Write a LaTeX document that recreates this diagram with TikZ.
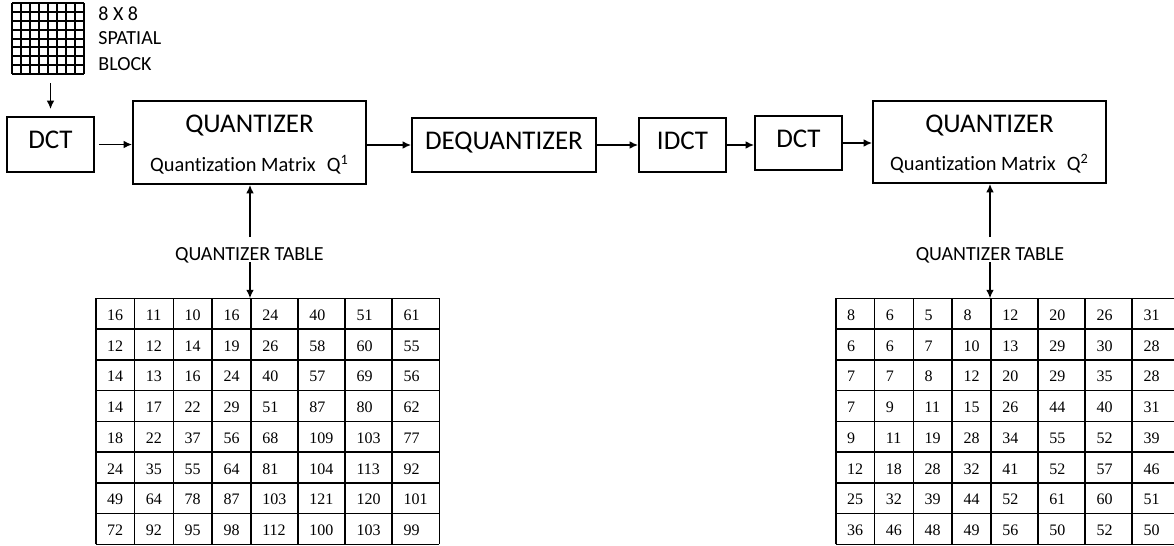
\documentclass[tikz,border=0pt]{standalone}
\usepackage{fontspec}
\setmainfont{Carlito}[Ligatures=NoCommon]
\newfontfamily\numfont{Liberation Serif}
\usetikzlibrary{arrows.meta}
\newcommand\qtabdraw[3]{%
  \foreach \k in {0,...,8} \draw[tline] (#1,298.3+30.75*\k) -- (#1+343.6,298.3+30.75*\k);
  \foreach \c in {0,...,8} {%
    \pgfmathsetmacro\xx{\c<5 ? #1+38.8*\c : #1+155.2+47.1*(\c-4)}
    \draw[tline] (\xx,298.3) -- (\xx,544.3);}
  \foreach \row [count=\r] in {#3} {%
    \foreach \v [count=\c] in \row {%
      \pgfmathsetmacro\xx{\c<5 ? #1+38.8*(\c-1) : #1+155.2+47.1*(\c-5)}
      \node[num] (#2-\r-\c) at (\xx+11,298.3+30.75*\r-8.75) {\v};}}
}
\begin{document}
\begin{tikzpicture}[x=0.5pt,y=-0.5pt,
  box/.style={draw, line width=0.9pt, inner sep=0},
  big/.style={font=\fontsize{13.5}{16}\selectfont},
  lbl/.style={font=\fontsize{10}{12}\selectfont, inner sep=0},
  sub/.style={font=\fontsize{10.2}{12}\selectfont, inner sep=0, anchor=base},
  num/.style={font=\numfont\fontsize{8}{9}\selectfont, inner sep=0, anchor=base west},
  tline/.style={line width=0.8pt},
  gline/.style={line width=1pt},
  arr/.style={-{Latex[length=4.2pt,width=3.8pt]}, line width=0.75pt}]
\useasboundingbox (0,0) rectangle (1174,546);
\clip (0,0) rectangle (1174,546);

% spatial block
\node[inner sep=0, minimum width=36pt, minimum height=35.5pt] (blk) at (48,38.5) {};
\foreach \i in {0,...,8} {
  \draw[gline] (12+9*\i,3) -- (12+9*\i,74);
  \draw[gline] (12,3+8.875*\i) -- (84,3+8.875*\i);
}
\node[lbl, anchor=base west] (t8) at (98,20) {8 X 8};
\node[lbl, anchor=base west] (tsp) at (98,45) {SPATIAL};
\node[lbl, anchor=base west] (tbk) at (98,70.5) {BLOCK};

% boxes
\node[box, big, minimum width=43.5pt, minimum height=27.5pt, text height=9pt, text depth=5pt] (dct1) at (50.5,144.5) {DCT};
\node[box, minimum width=116.5pt, minimum height=41.5pt] (q1) at (249.5,142.5) {};
\node[big, inner sep=0, anchor=base] (q1t) at (249.5,132.7) {QUANTIZER};
\node[sub] (q1s) at (249.5,171.7) {Quantization Matrix\hspace{0.55em}Q\textsuperscript{1}};
\node[box, big, minimum width=92pt, minimum height=27pt, text height=9pt, text depth=5pt] (deq) at (504,145) {DEQUANTIZER};
\node[box, big, minimum width=43.5pt, minimum height=27pt, text height=9pt, text depth=5pt] (idct) at (682.5,145) {IDCT};
\node[box, big, minimum width=43.5pt, minimum height=27pt, text height=9pt, text depth=5pt] (dct2) at (798.5,143) {DCT};
\node[box, minimum width=116.5pt, minimum height=41pt] (q2) at (989.5,142) {};
\node[big, inner sep=0, anchor=base] (q2t) at (989.5,132.7) {QUANTIZER};
\node[sub] (q2s) at (989.5,170.5) {Quantization Matrix\hspace{0.55em}Q\textsuperscript{2}};

% connectors
\draw[arr, shorten <=4.5pt, shorten >=3.5pt] (blk.south -| dct1) -- (dct1.north);
\draw[arr, shorten <=2pt] (dct1.east) -- (dct1.east -| q1.west);
\draw[arr] (q1.east |- deq.west) -- (deq.west);
\draw[arr] (deq.east) -- (idct.west);
\draw[arr] (idct.east) -- (idct.east -| dct2.west);
\draw[arr] (dct2.east) -- (dct2.east -| q2.west);

% quantizer tables labels and arrows
\node[lbl, anchor=base] (qt1) at (249.3,260) {QUANTIZER TABLE};
\coordinate (qa1) at (250,237);
\coordinate (qb1) at (250,262);
\coordinate (tt1) at (250,298.3);
\draw[arr] (qa1) -- (qa1 |- q1.south);
\draw[arr] (qb1) -- (tt1);

\node[lbl, anchor=base] (qt2) at (990,260) {QUANTIZER TABLE};
\coordinate (qa2) at (990,237);
\coordinate (qb2) at (990,262);
\coordinate (tt2) at (990,298.3);
\draw[arr] (qa2) -- (qa2 |- q2.south);
\draw[arr] (qb2) -- (tt2);

% tables
\qtabdraw{95.7}{a}{{16,11,10,16,24,40,51,61},{12,12,14,19,26,58,60,55},{14,13,16,24,40,57,69,56},{14,17,22,29,51,87,80,62},{18,22,37,56,68,109,103,77},{24,35,55,64,81,104,113,92},{49,64,78,87,103,121,120,101},{72,92,95,98,112,100,103,99}}
\qtabdraw{835.7}{b}{{8,6,5,8,12,20,26,31},{6,6,7,10,13,29,30,28},{7,7,8,12,20,29,35,28},{7,9,11,15,26,44,40,31},{9,11,19,28,34,55,52,39},{12,18,28,32,41,52,57,46},{25,32,39,44,52,61,60,51},{36,46,48,49,56,50,52,50}}
\end{tikzpicture}
\end{document}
● ● ●
Given problem:
Return the listing above in full and without alteration, excluding its pictures.

The solution:
Write a LaTeX document that recreates this diagram with TikZ.
\documentclass[tikz,border=0pt]{standalone}
\usepackage{fontspec}
\setmainfont{Carlito}[Ligatures=NoCommon]
\newfontfamily\numfont{Liberation Serif}
\usetikzlibrary{arrows.meta}
\newcommand\qtabdraw[3]{%
  \foreach \k in {0,...,8} \draw[tline] (#1,298.3+30.75*\k) -- (#1+343.6,298.3+30.75*\k);
  \foreach \c in {0,...,8} {%
    \pgfmathsetmacro\xx{\c<5 ? #1+38.8*\c : #1+155.2+47.1*(\c-4)}
    \draw[tline] (\xx,298.3) -- (\xx,544.3);}
  \foreach \row [count=\r] in {#3} {%
    \foreach \v [count=\c] in \row {%
      \pgfmathsetmacro\xx{\c<5 ? #1+38.8*(\c-1) : #1+155.2+47.1*(\c-5)}
      \node[num] (#2-\r-\c) at (\xx+11,298.3+30.75*\r-8.75) {\v};}}
}
\begin{document}
\begin{tikzpicture}[x=0.5pt,y=-0.5pt,
  box/.style={draw, line width=0.9pt, inner sep=0},
  big/.style={font=\fontsize{13.5}{16}\selectfont},
  lbl/.style={font=\fontsize{10}{12}\selectfont, inner sep=0},
  sub/.style={font=\fontsize{10.2}{12}\selectfont, inner sep=0, anchor=base},
  num/.style={font=\numfont\fontsize{8}{9}\selectfont, inner sep=0, anchor=base west},
  tline/.style={line width=0.8pt},
  gline/.style={line width=1pt},
  arr/.style={-{Latex[length=4.2pt,width=3.8pt]}, line width=0.75pt}]
\useasboundingbox (0,0) rectangle (1174,546);
\clip (0,0) rectangle (1174,546);

% spatial block
\node[inner sep=0, minimum width=36pt, minimum height=35.5pt] (blk) at (48,38.5) {};
\foreach \i in {0,...,8} {
  \draw[gline] (12+9*\i,3) -- (12+9*\i,74);
  \draw[gline] (12,3+8.875*\i) -- (84,3+8.875*\i);
}
\node[lbl, anchor=base west] (t8) at (98,20) {8 X 8};
\node[lbl, anchor=base west] (tsp) at (98,45) {SPATIAL};
\node[lbl, anchor=base west] (tbk) at (98,70.5) {BLOCK};

% boxes
\node[box, big, minimum width=43.5pt, minimum height=27.5pt, text height=9pt, text depth=5pt] (dct1) at (50.5,144.5) {DCT};
\node[box, minimum width=116.5pt, minimum height=41.5pt] (q1) at (249.5,142.5) {};
\node[big, inner sep=0, anchor=base] (q1t) at (249.5,132.7) {QUANTIZER};
\node[sub] (q1s) at (249.5,171.7) {Quantization Matrix\hspace{0.55em}Q\textsuperscript{1}};
\node[box, big, minimum width=92pt, minimum height=27pt, text height=9pt, text depth=5pt] (deq) at (504,145) {DEQUANTIZER};
\node[box, big, minimum width=43.5pt, minimum height=27pt, text height=9pt, text depth=5pt] (idct) at (682.5,145) {IDCT};
\node[box, big, minimum width=43.5pt, minimum height=27pt, text height=9pt, text depth=5pt] (dct2) at (798.5,143) {DCT};
\node[box, minimum width=116.5pt, minimum height=41pt] (q2) at (989.5,142) {};
\node[big, inner sep=0, anchor=base] (q2t) at (989.5,132.7) {QUANTIZER};
\node[sub] (q2s) at (989.5,170.5) {Quantization Matrix\hspace{0.55em}Q\textsuperscript{2}};

% connectors
\draw[arr, shorten <=4.5pt, shorten >=3.5pt] (blk.south -| dct1) -- (dct1.north);
\draw[arr, shorten <=2pt] (dct1.east) -- (dct1.east -| q1.west);
\draw[arr] (q1.east |- deq.west) -- (deq.west);
\draw[arr] (deq.east) -- (idct.west);
\draw[arr] (idct.east) -- (idct.east -| dct2.west);
\draw[arr] (dct2.east) -- (dct2.east -| q2.west);

% quantizer tables labels and arrows
\node[lbl, anchor=base] (qt1) at (249.3,260) {QUANTIZER TABLE};
\coordinate (qa1) at (250,237);
\coordinate (qb1) at (250,262);
\coordinate (tt1) at (250,298.3);
\draw[arr] (qa1) -- (qa1 |- q1.south);
\draw[arr] (qb1) -- (tt1);

\node[lbl, anchor=base] (qt2) at (990,260) {QUANTIZER TABLE};
\coordinate (qa2) at (990,237);
\coordinate (qb2) at (990,262);
\coordinate (tt2) at (990,298.3);
\draw[arr] (qa2) -- (qa2 |- q2.south);
\draw[arr] (qb2) -- (tt2);

% tables
\qtabdraw{95.7}{a}{{16,11,10,16,24,40,51,61},{12,12,14,19,26,58,60,55},{14,13,16,24,40,57,69,56},{14,17,22,29,51,87,80,62},{18,22,37,56,68,109,103,77},{24,35,55,64,81,104,113,92},{49,64,78,87,103,121,120,101},{72,92,95,98,112,100,103,99}}
\qtabdraw{835.7}{b}{{8,6,5,8,12,20,26,31},{6,6,7,10,13,29,30,28},{7,7,8,12,20,29,35,28},{7,9,11,15,26,44,40,31},{9,11,19,28,34,55,52,39},{12,18,28,32,41,52,57,46},{25,32,39,44,52,61,60,51},{36,46,48,49,56,50,52,50}}
\end{tikzpicture}
\end{document}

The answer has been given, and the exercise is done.